マサルノコト scene 23

そして自分とマサル、そしてノブアキは高校生になった。

マサルと自分は同じ高校だったが、学科が異なるため当然ながら教室も違えば授業も異なってたまに廊下ですれ違う程度となってしまい、ノブアキとは学校も違うのでまったく会う機会がなくなってしまった。

scene 15 に書いた転校していってしまったセイジ宛の 『声の便り』 も作ることがなくなり、三人で会う機会はまったくなくなってしまったに等しく、それぞれが違う道を歩き始めた。

自分は生まれ育った町を出て絵の勉強をするためにアルバイトをしながら学校に通い、新たに知り合った仲間と夜な夜な車に乗って遊びまわったりしており、違う町の大学に通う友達から急にセイジの消息を知らされて家を襲撃してみたりしていた。

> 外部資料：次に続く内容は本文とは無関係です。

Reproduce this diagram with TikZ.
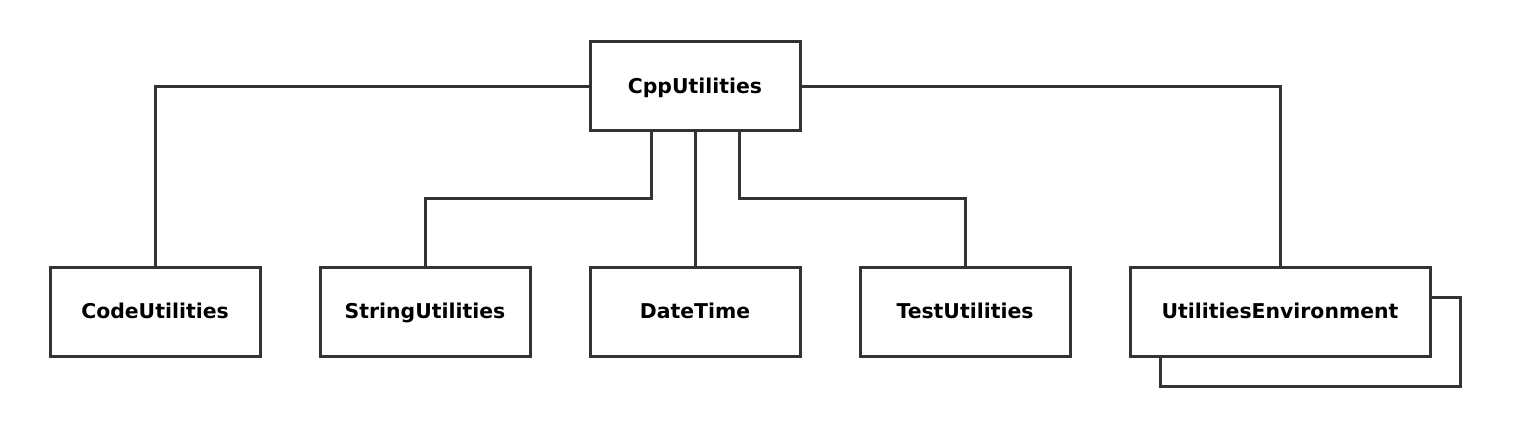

学校を卒業後もすぐには定職につかず、厨房でバイトをしながらマージャンやパチンコで生活しているような暮らしぶりだ。

マサルは卒業と同時に就職し、超有名なその会社の研修中に教官と衝突して日本最北の町に跳ばされて半分ふてくされながら、それでもその土地に溶け込んで生活していた。

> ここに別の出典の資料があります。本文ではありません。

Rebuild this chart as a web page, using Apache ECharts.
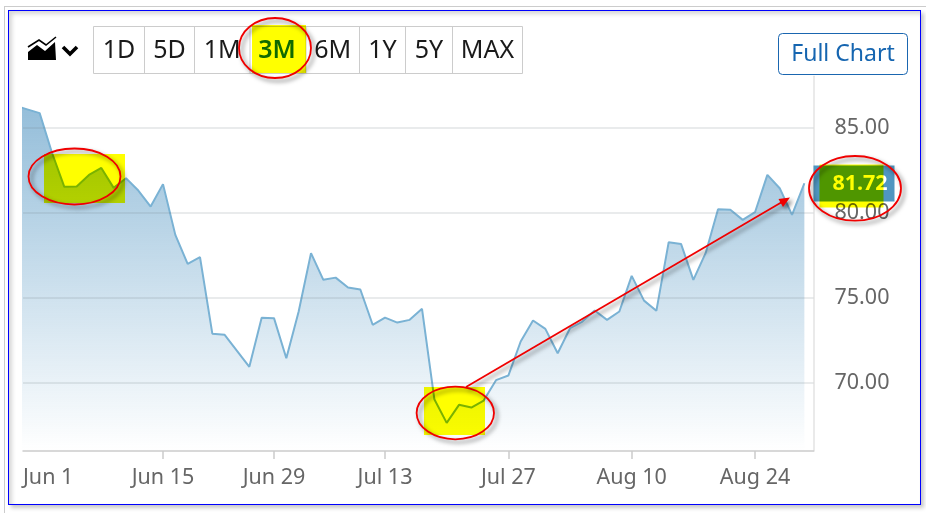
<!DOCTYPE html>
<html>
<head>
<meta charset="utf-8">
<script src="https://cdn.jsdelivr.net/npm/echarts@6/dist/echarts.min.js"></script>
<style>
html,body{margin:0;padding:0;background:#fff;width:926px;height:513px;overflow:hidden}
#outer{position:absolute;left:4px;top:6px;width:930px;height:520px;border:1px solid #ccc;box-sizing:border-box}
#frame{position:absolute;left:8px;top:10px;width:913px;height:495px;border:1px solid #0000ff;box-sizing:border-box;
 box-shadow:3px 3px 4px rgba(0,0,0,.22), inset 3px 3px 4px rgba(0,0,0,.16);background:#fff}
#chart{position:absolute;left:0;top:0;width:926px;height:513px}
</style>
</head>
<body>
<div id="outer"></div><div id="frame"></div><div id="chart"></div>
<script>
// Closing prices by trading day; the first two entries precede Jun 1 and run off the left edge.
const firstDayIndex = -2;
const closes = [86.28,86.06,85.84,83.51,81.51,81.53,82.21,82.62,81.45,82.01,81.29,80.35,81.67,78.69,76.99,77.38,
 72.89,72.82,71.88,70.94,73.82,73.80,71.45,74.19,77.62,76.05,76.18,75.60,75.48,73.41,73.83,73.54,73.70,74.35,
 69.04,67.65,68.71,68.55,68.96,70.16,70.43,72.43,73.66,73.17,71.74,73.21,73.60,74.25,73.70,74.19,76.28,74.83,
 74.23,78.26,78.16,76.05,77.63,80.20,80.16,79.57,80.02,82.21,81.43,79.86,81.72];
const tickDayIndexes = [10,19,28,38,48,58];
const tickDates = ["Jun 15","Jun 29","Jul 13","Jul 27","Aug 10","Aug 24"];
const firstDate = "Jun 1";
const yLabels = [70,75,80,85];
const rangeButtons = ["1D","5D","1M","3M","6M","1Y","5Y","MAX"];

const xMin = -1.35, xMax = 62.74;
const seriesData = closes.map((v,i)=>[i+firstDayIndex,v]);
const lastClose = closes[closes.length-1];
const FONT = '"Noto Sans","Open Sans",sans-serif';

const btnEdges = [93.5,144.5,194.5,250,306,359.5,405.5,452.5,522.5];
const g = [];
// range selector
g.push({type:'rect',shape:{x:93.5,y:26.5,width:429,height:47},style:{fill:'#fff',stroke:'#ccc',lineWidth:1},z:1});
btnEdges.slice(1,-1).forEach(x=>g.push({type:'line',shape:{x1:x,y1:26.5,x2:x,y2:73.5},style:{stroke:'#ccc',lineWidth:1},z:2}));
rangeButtons.forEach((t,i)=>{
  const cx=(btnEdges[i]+btnEdges[i+1])/2 + (t==='3M'?-1:0);
  g.push({type:'text',x:cx,y:50.5,style:{text:t,font:`${t==='3M'?'600 ':''}25px ${FONT}`,fill:t==='3M'?'#0f6a10':'#1a1a1a',align:'center',verticalAlign:'middle'},z:3});
});
// chart type icon
g.push({type:'polygon',shape:{points:[[28,60],[28,52],[37,45],[45,51],[55,42],[56,60]]},style:{fill:'#000'},z:3});
g.push({type:'polyline',shape:{points:[[28,47],[39,40],[46,45],[56,37]]},style:{stroke:'#000',fill:null,lineWidth:1.6},z:3});
g.push({type:'polyline',shape:{points:[[63,47],[70,54],[77,47]]},style:{stroke:'#000',fill:null,lineWidth:3.6},z:3});
// full chart button
g.push({type:'rect',shape:{x:778.5,y:33.5,width:129,height:41,r:4},style:{fill:'#fff',stroke:'#1a66b0',lineWidth:1},z:3});
g.push({type:'text',x:843,y:54,style:{text:'Full Chart',font:`23px ${FONT}`,fill:'#1565b0',align:'center',verticalAlign:'middle'},z:4});
// current price flag
g.push({type:'rect',shape:{x:813.5,y:165.5,width:81,height:36},style:{fill:'#4f96c0'},z:20});
g.push({type:'text',x:860,y:183.5,style:{text:lastClose.toFixed(2),font:`bold 21.5px ${FONT}`,fill:'#fff',align:'center',verticalAlign:'middle'},z:21});
// highlighter rectangles
[[252,25,54,48],[44,154,81,49],[424,387,61,48],[819.5,164.5,64,43]].forEach(r=>{
  g.push({type:'rect',shape:{x:r[0],y:r[1],width:r[2],height:r[3]},style:{fill:'#ffff00',blend:'multiply'},z:30});
});
// hand-drawn ellipses and arrow
const shadow={shadowBlur:4,shadowOffsetX:3,shadowOffsetY:3,shadowColor:'rgba(0,0,0,.5)'};
[[275,48,36,30],[74.5,176.5,46,28],[455.3,413,38.7,26.3],[855,188.3,46,32.3]].forEach(e=>{
  g.push({type:'ellipse',shape:{cx:e[0],cy:e[1],rx:e[2],ry:e[3]},style:Object.assign({fill:null,stroke:'#f00000',lineWidth:1.8},shadow),z:40});
});
g.push({type:'line',shape:{x1:466,y1:387,x2:782,y2:202},style:Object.assign({stroke:'#f00000',lineWidth:1.8},shadow),z:40});
g.push({type:'polygon',shape:{points:[[790,197.5],[778.5,199],[783,207]]},style:Object.assign({fill:'#f00000'},shadow),z:41});

const chart = echarts.init(document.getElementById('chart'),null,{renderer:'canvas',width:926,height:513});
chart.setOption({
  animation:false,
  backgroundColor:'transparent',
  grid:{left:23,right:112.5,top:76.3,bottom:62,containLabel:false},
  xAxis:{type:'value',min:xMin,max:xMax,
    axisLine:{show:true,onZero:false,lineStyle:{color:'#ccc',width:1.5}},
    axisTick:{show:true,length:8,customValues:tickDayIndexes,lineStyle:{color:'#ccc',width:1.5}},
    splitLine:{show:false},
    axisLabel:{customValues:[xMin].concat(tickDayIndexes),alignMinLabel:'left',showMinLabel:true,showMaxLabel:true,hideOverlap:false,
      margin:16,color:'#666',fontFamily:FONT,fontSize:21.5,
      formatter:v=>v===xMin?firstDate:tickDates[tickDayIndexes.indexOf(v)]}},
  yAxis:{type:'value',position:'right',min:66,max:88,
    axisLine:{show:true,onZero:false,lineStyle:{color:'#e3e3e3',width:1.5}},
    axisTick:{show:false},splitLine:{show:false},
    axisLabel:{customValues:yLabels,margin:21,padding:[2,0,0,0],color:'#666',fontFamily:FONT,fontSize:21.5,formatter:v=>v.toFixed(2)}},
  series:[{type:'line',data:seriesData,showSymbol:false,symbol:'none',smooth:false,
    lineStyle:{color:'#7ab2d4',width:2},
    areaStyle:{color:{type:'linear',x:0,y:0,x2:0,y2:1,colorStops:[{offset:0,color:'rgba(75,145,192,0.85)'},{offset:1,color:'rgba(75,145,192,0)'}]}},
    markLine:{silent:true,symbol:'none',animation:false,label:{show:false},
      lineStyle:{color:'rgba(110,120,130,0.2)',width:1.5,type:'solid'},
      data:yLabels.map(v=>({yAxis:v}))}}],
  graphic:g
});
</script>
</body>
</html>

ノブアキは何浪かして大学に入り、何度も留年して卒業したため社会に出るのが遅く、かなり長いこと学生生活を謳歌していた。

それぞれが生まれ育った町を離れ、それぞれの生活をしていたので三人が顔を合わせるのは盆や正月に帰省したときくらいなものであるし、年賀状のやり取りくらいなものである。

この 『マサルノコト』 を書き始めることになったのはマサルからの年賀状が届かなかったのがきっかけだが、ノブアキも似たり寄ったりだ。

ある年、正月に帰省した際に三人で会い、酒を飲んでいるとノブアキがハガキを二枚出してマサルと自分に渡し、宛名を書けという。

意味が分からずにキョトンとしていると、ハガキの宛名を書く面に自分の郵便番号と住所、名前を書けとペンを取り出しながら偉そうに命令する。

訳が分からず、渋々ながら書き終えてノブアキにハガキを渡しておいたのだが、それから何日も経ってそのハガキの裏面に新年の挨拶を書いた年賀状が家に届いた。

ノブアキは宛名を書くのが面倒なものだから、会う機会があればそれぞれ自分自身に対する宛名書きをさせていやがったという、とんでもない奴なのである。

マサルと二人、「なんてふざけた奴だ」、「あいつだけは許せん」 などとノブアキへ罵詈雑言を浴びせてやったりしていたが、帰省するたびに三人そろって酒を酌み交わすことは、それから何年も何年も続いたのであった。